# ST-E3 Overheating?



## unfocused (Aug 5, 2013)

I know there have been some related threads on this in the past, but the answers seem inconclusive.

I was shooting a series of portraits on Saturday using the ST-E3 RT and 3-4 600 EX-RTs. Near the end of the first session, I started having problems with the strobes not firing. I'd shoot once, strobes would fire. Shoot again, nothing. It was all of them. So, I thought maybe the ST-E3 batteries were dying. Replaced them. Didn't make any difference. 

Fortunately, we were near the end of that series, so went outside to shoot the subjects in some natural light. Came back after 20-30 minutes, turned on the ST-E3 and the 600 EXs and everything back to normal. For the rest of the day, I would shoot for 1/2 hr to 45 minutes inside, then go out and shoot natural light and come back in. No problems for the rest of the day.

Is it possible for the ST-E3 to overheat? 

Since none of the 600s were firing, I doubt if they were the problem. I use battery packs with the 600s as well and all batteries were at full charge at the start of the day. 

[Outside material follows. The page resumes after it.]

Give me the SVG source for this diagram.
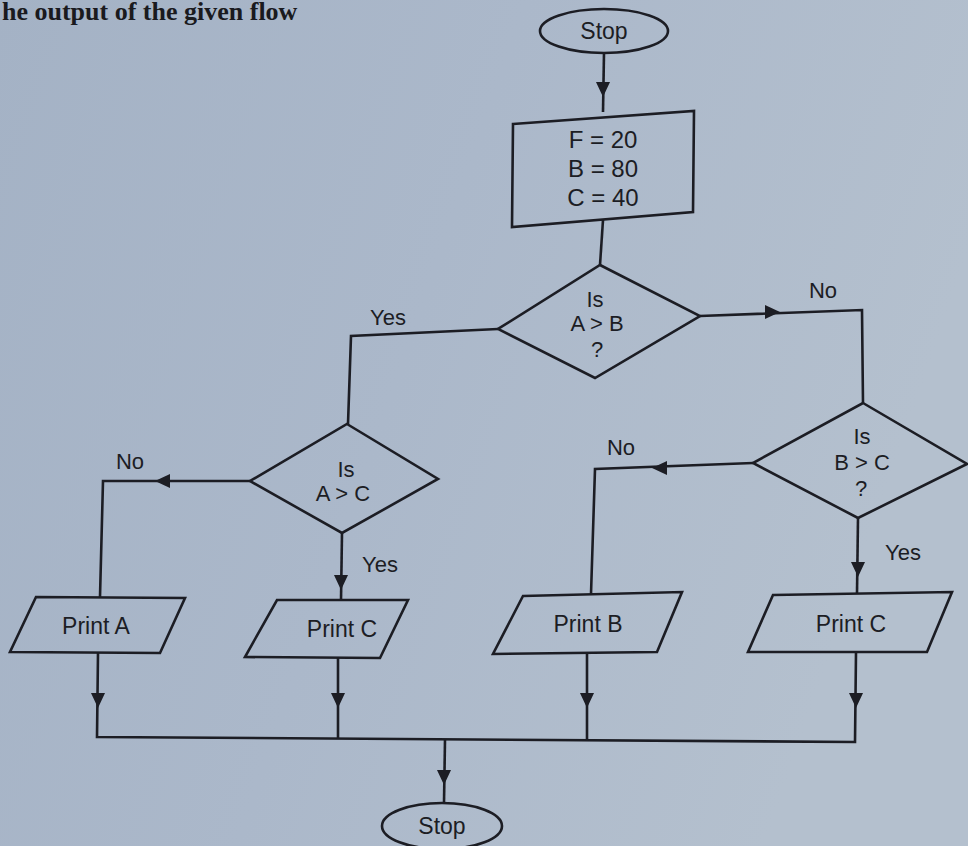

I used to have this problem all the time with the optical trigger (ST-E2, on-camera flash controller and the Yongnuo ST-E2 clone) I didn't think it would be a problem with the ST-E3 since it's a radio transmitter and not optical but, maybe it does because of pre-flashes? Anybody have a similar experience or an idea?


----------



## Jim Saunders (Aug 5, 2013)

I don't have any first-hand experience with the ST-E3 but your signs there are what I'd expect for a device overheating. If there isn't a useful fix out there then I'd send it back for replacement.

Jim


----------



## Mt Spokane Photography (Aug 5, 2013)

I'd certainly send it in for repair, it should not be hanging up. It doesn't use a whole lot of power, so I would be expecting a defective component.


----------



## FunPhotons (Aug 6, 2013)

Unlikely since it's just a RF transmitter. The misfiring seems more likely to be local RF interference would be my guess. Doing a spectrum/channel check might have been useful.


----------



## Mt Spokane Photography (Aug 7, 2013)

FunPhotons said:


> Unlikely since it's just a RF transmitter. The misfiring seems more likely to be local RF interference would be my guess. Doing a spectrum/channel check might have been useful.


 
Good point!


----------



## Tara Copp (Sep 28, 2013)

I'm late to this conversation, but I think it's your 600s that are overheating, not the St-E3, you'll see in my previous posts I was having some ST-E3 issues. I sold it and bought another 600!as the on camera master instead. I have had fewer firing issues - before I sometimes got no response, as you did. Now, i notice that if I use my flash too rapidly in succession, or have it recycling with an external pack, its not too long into a wedding reception before they overheat, and refuse to fire, or take much longer to recycle and be ready for the next shot. i have also already had to send one back to Canon for repair after the flash bulb burst. I am getting better at being more conservative with my flash use, but it can be frustrating. I carry many extra, fully charged eneloops with me and refresh my batteries before each new portion of a wedding/reception ... I.e. the recessional, the dances, etc - to reduce missed shots. It helps but it is not a perfect solution.


----------



## David Hull (Sep 28, 2013)

People should keep in mind that this equipment operates in the 2405 MHz-2475 MHz microwave band, the same place where a lot of other stuff operates including, all sorts of wireless devices as well as the worst offender for RFI which is the old trusty microwave oven. 

This thread got my curiosity up and I put one of my 600EX-RT's in the kitchen about ten feet from my microwave oven, and fired my ST-E3 in the living room (about 15 FT from the flash). The result is that it works fine with the microwave off but cannot communicate when the microwave is on -- link lite went out and everything. I have noticed in the past that when my wife runs the microwave my Apple TV and Laptop also loose wireless communication so upon seeing this thread, I thought I'd try the Canon flashes -- yep, sure enough the pesky microwave fouls them up as well.

Perusing the ST-E3 manual, it looks like the Canon system is using the same sort of signaling as IEEE 802.11 b/g (Direct Sequence Spread Spectrum, Offset QPSK) in the 2.4 GHz wireless band. 

Like some of the others here, I would put my money on RFI rather than the ST-E3 overheating (I have used mine a lot and never seen an overheat issue). I think my kitchen microwave is worse than some others, one of my work buddies when hearing my story was surprised since he said he never had issues running his laptop near his.

People with Canon Radio systems should run some experiments. I gaffer taped my iPhone 5 to the same 600EX-RT and didn't have an issue. It seems to fire nicely when located right next to my router as well. So maybe it needs something real strong like a microwave oven to wipe it out. It may be worth some testing for those who are interested in such things.


----------



## privatebydesign (Sep 28, 2013)

If you are having interference issues then change the radio channel manually (Menu3-CH). Auto works very well until you have an intermittent interfering transmission.

I burn through batteries in the ST-E3-RT faster than the 600-EX-RT, but once I change them no other issues.


----------



## Lawliet (Oct 10, 2013)

FunPhotons said:


> Unlikely since it's just a RF transmitter.


The only RF transceiver with a back channel to date. The flashes report their state to the controller, telling you whether a hidden flash is ready. If one overheats it at least wouldn't allow the "ready"-light to come back on, probably locking all strobes.


----------